As we’ve already discussed in this series, differentiation in the classroom allows teachers to give pupils of all capabilities, in all conditions, the best chance of learning. Previously we approached the seven main learning profiles in the classroom, the three principal learning conditions that teachers should be familiar with. Now, we’re looking at the seven methods of differentiation teachers can use to accommodate their pupils. By using these methods, it becomes possible for teachers to cater for a wide range of abilities in the classroom.
Flexible pace learning
Traditionally, tasks are completed in a set amount of time, which normally accommodates the slower-paced learners. This can mean faster learners are held up by the pace of their peers, and slower workers feel rushed and incapable of learning at the necessary pace.
Using a flexible approach to time-based tasks, however, faster students are given the facility to complete extension tasks, and it gives other pupils an opportunity to complete their exercise at a more comfortable speed.
Facilitating group work is excellent for empowering shyer students to participate more in class. Forming mixed-ability groups of pupils gives high achievers a platform to vocalise their ideas, and lower ability students a way of collaborating with and learning from their peers.
Allocating roles to each member of the group can also help pupils organise themselves according to their different skills and capabilities. This gives less able students a way to add value and generates more confidence.
It is possible for teachers to set separate work or exercises to different students based on their abilities. However, this approach can pose a few problems. Not only does it highlight student ability more publically with potentially negative social implications, it also requires considerably more administrative work for the teacher.
A progressive worksheet, however, that gets more complex as the student makes his or her way through is a more sensitive alternative. Allowing students with a slower pace of learning to work at their own speed, it also gives a vehicle for more academically able students to progress to the more challenging questions more quickly.
By using interactive tools and digital applications, mixed-ability classes get the opportunity to approach a topic or subject from different angles. In some cases, the use of digital resources can also highlight a skill or passion in students with less academic ability, while others might work more effectively with non-traditional resources and mediums.

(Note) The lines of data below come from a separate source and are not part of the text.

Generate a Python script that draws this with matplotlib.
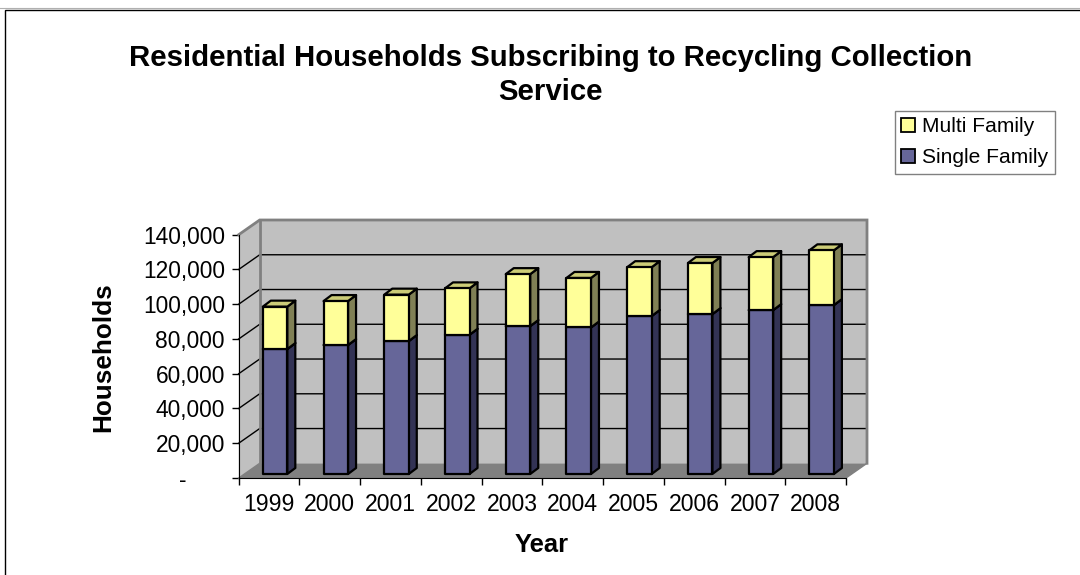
import matplotlib.pyplot as plt
from matplotlib.lines import Line2D
from matplotlib.patches import Patch, Polygon, Rectangle

years = ["1999", "2000", "2001", "2002", "2003", "2004", "2005", "2006", "2007", "2008"]
single_family = [71900, 74200, 76500, 80100, 85100, 84300, 90900, 92000, 94300, 97200]
multi_family = [24400, 25300, 26700, 26700, 29900, 28500, 28100, 29400, 30500, 31500]
y_ticks = [0, 20000, 40000, 60000, 80000, 100000, 120000, 140000]

W, H = 1080, 575
LEFT, RIGHT, BOTTOM, TOP = 238.7, 846.0, 478.0, 234.7


def main():
    plt.rcParams["font.family"] = ["Liberation Sans", "DejaVu Sans"]
    fig = plt.figure(figsize=(W / 100, H / 100), dpi=100)
    fig.add_artist(Line2D([0, 1], [1 - 8.2 / H] * 2, transform=fig.transFigure,
                          color="#b0b0b0", lw=0.8))
    fig.add_artist(Rectangle((5.2 / W, -0.01), 1.1, 1.01 - 9.5 / H, transform=fig.transFigure,
                             fill=False, ec="black", lw=1))

    ax = fig.add_axes([LEFT / W, 1 - BOTTOM / H, (RIGHT - LEFT) / W, (BOTTOM - TOP) / H])
    ax.set_xlim(0, 10)
    ax.set_ylim(0, 140000)
    ax.patch.set_visible(False)
    ux = 10 / (RIGHT - LEFT)
    uy = 140000 / (BOTTOM - TOP)

    # 3d depth offsets, in pixels
    def sheared(points, dx, dy):
        return [(x + dx * ux, y + dy * uy) for x, y in points]

    def poly(points, **kw):
        kw.setdefault("lw", 0)
        ax.add_patch(Polygon(points, closed=True, clip_on=False, **kw))

    wall_dx, wall_dy = 21, 14.7
    back = sheared([(0, 0), (10, 0), (10, 140000), (0, 140000)], wall_dx, wall_dy)
    poly(back, fc="#c0c0c0", zorder=1)
    poly([(0, 0), back[0], back[3], (0, 140000)], fc="#c0c0c0", zorder=1)
    poly([(0, 0), (10, 0), back[1], back[0]], fc="#808080", zorder=1)

    for v in y_ticks[1:-1]:
        ax.plot([0, back[0][0], back[1][0]], [v, v + wall_dy * uy, v + wall_dy * uy],
                color="black", lw=1, zorder=2, clip_on=False)
    # back wall frame
    ax.plot([0, back[3][0], back[2][0], back[1][0]],
            [140000, back[3][1], back[2][1], back[1][1]],
            color="#808080", lw=2, zorder=2, clip_on=False, solid_joinstyle="miter")
    ax.plot([back[3][0], back[0][0]], [back[3][1], back[0][1]], color="#808080", lw=2,
            zorder=2, clip_on=False)
    ax.plot([0, back[0][0]], [0, back[0][1]], color="#808080", lw=1, zorder=2, clip_on=False)
    ax.plot([10, back[1][0]], [0, back[1][1]], color="#808080", lw=1, zorder=2, clip_on=False)

    # bars
    bar_w = 24.5 * ux
    off_x, off_y = 6.0, 4.0
    side_x, side_y = 8.0, 6.0
    series = [
        (single_family, [0] * len(years), "#666699", "#333355", "#52527a"),
        (multi_family, single_family, "#ffff99", "#808055", "#cccc77"),
    ]
    z = 3
    for i in range(len(years)):
        for values, bases, front, side, top in series:
            x0 = i + 0.5 - bar_w / 2
            x1 = x0 + bar_w
            y0 = bases[i]
            y1 = y0 + values[i]
            pts = sheared([(x0, y0), (x1, y0), (x1, y1), (x0, y1)], off_x, off_y)
            edge = dict(ec="black", lw=1.6, joinstyle="round")
            poly([pts[1], sheared([pts[1]], side_x, side_y)[0],
                  sheared([pts[2]], side_x, side_y)[0], pts[2]], fc=side, zorder=z, **edge)
            poly([pts[3], pts[2], sheared([pts[2]], side_x, side_y)[0],
                  sheared([pts[3]], side_x, side_y)[0]], fc=top, zorder=z, **edge)
            poly(pts, fc=front, zorder=z, **edge)
            z += 1

    # axes
    ax.spines["top"].set_visible(False)
    ax.spines["right"].set_visible(False)
    ax.spines["left"].set_zorder(50)
    ax.spines["bottom"].set_zorder(50)
    ax.set_yticks(y_ticks)
    ax.set_yticklabels(["-      "] + [f"{v:,}" for v in y_ticks[1:]], fontsize=16.4)
    ax.set_xticks(range(11))
    ax.set_xticklabels([])
    ax.set_xticks([i + 0.5 for i in range(len(years))], minor=True)
    ax.set_xticklabels(years, minor=True, fontsize=16.6)
    ax.tick_params(axis="x", which="minor", length=0, pad=11)
    ax.tick_params(axis="x", which="major", length=5, width=1)
    ax.tick_params(axis="y", length=5, width=1, pad=5)

    fig.text(550.5 / W, 1 - 58.5 / H, "Residential Households Subscribing to Recycling Collection",
             ha="center", va="center", fontsize=21.2, fontweight="bold")
    fig.text(550.5 / W, 1 - 92.5 / H, "Service", ha="center", va="center", fontsize=21.2,
             fontweight="bold")
    fig.text(541.5 / W, 1 - 544.5 / H, "Year", ha="center", va="center", fontsize=18.4,
             fontweight="bold")
    fig.text(103 / W, 1 - 357 / H, "Households", ha="center", va="center", rotation=90,
             fontsize=18.8, fontweight="bold")

    handles = [Patch(fc="#ffff99", ec="black", lw=1.3, label="Multi Family"),
               Patch(fc="#666699", ec="black", lw=1.3, label="Single Family")]
    leg = fig.legend(handles=handles, loc="upper left", bbox_to_anchor=(895 / W, 1 - 111 / H),
                     borderaxespad=0, fontsize=15.1, fancybox=False, framealpha=1,
                     edgecolor="#808080", handlelength=0.65, handleheight=0.65,
                     handletextpad=0.36, labelspacing=0.58, borderpad=0.3)
    leg.get_frame().set_linewidth(1)

    fig.savefig("out.png", dpi=100)


if __name__ == "__main__":
    main()
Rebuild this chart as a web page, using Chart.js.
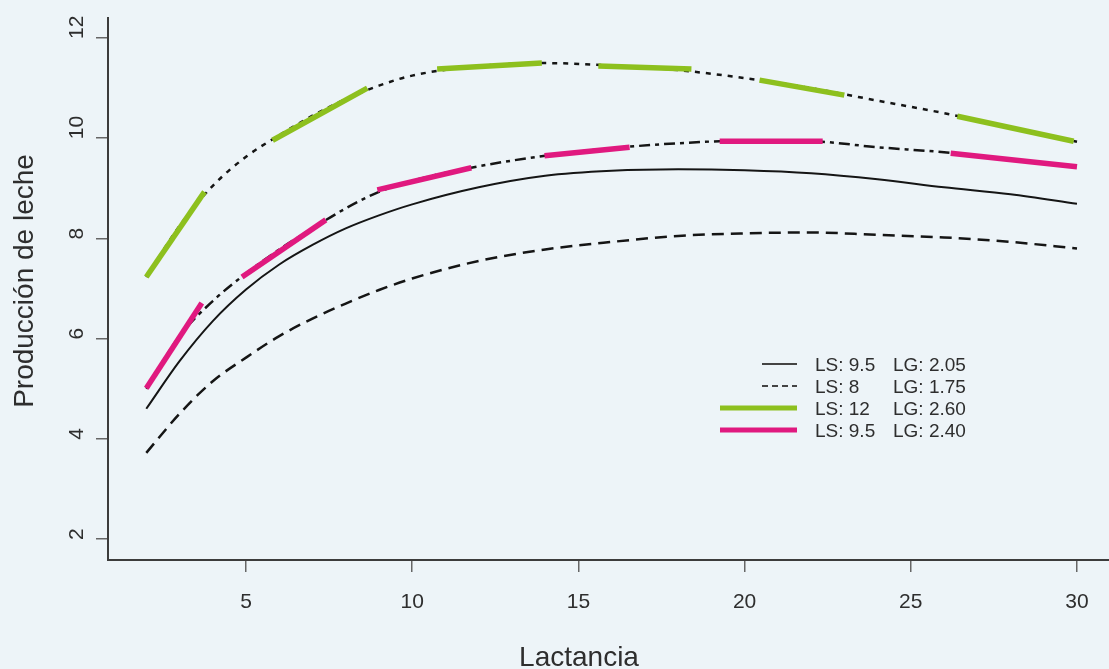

This method of differentiation allows different materials, platforms and tools to be used to bring about the same learning outcome, and give pupils confidence in their digital skills.
Verbal dialogue is central to this method of differentiation. Teachers can identify different learning abilities and adapt their vocal explanations and support to different academic levels. Using targeted questioning can produce different responses in pupils of different learning profiles.
This technique relies on teacher-pupil interaction, and an ability in the educator to engage students in both simple and complex dialogue according to their learning needs.
Rather than setting a task with a single outcome or ‘right’ answer, taking a more interpretive approach to an exercise gives students the flexibility to arrive at a more personalised result. Students of different abilities will arrive at outcomes that match their level of understanding and learning.
If clear direction and a set of rules are formalised prior to setting the task, the risk of lower ability students falling too low can be avoided.
Regular assessment and feedback, allows teachers to adapt their teaching methods according to their various pupils’ needs and learning conditions. Assessment currently takes place both throughout the year and at the end, and is scope to entirely rethink the end of year reporting process. With an interactive front-of-class display like the ActivPanel , teachers can perform anonymous or open polls, end-of-class assessments and pop quizzes. Educators, therefore, can be informed in the moment about levels of understanding, interpretation and learning. This flexible method allows for all learning profiles to be catered for at the time it is most valuable, rather than retrospectively.
Overall, modern teaching methods should be flexible enough to give the best vehicle to education for all learning profiles. By first identifying different students’ needs, understanding how to best engage them, and employing a mixture of these methods of differentiation, pupils of all abilities will have the best possible opportunity to learn.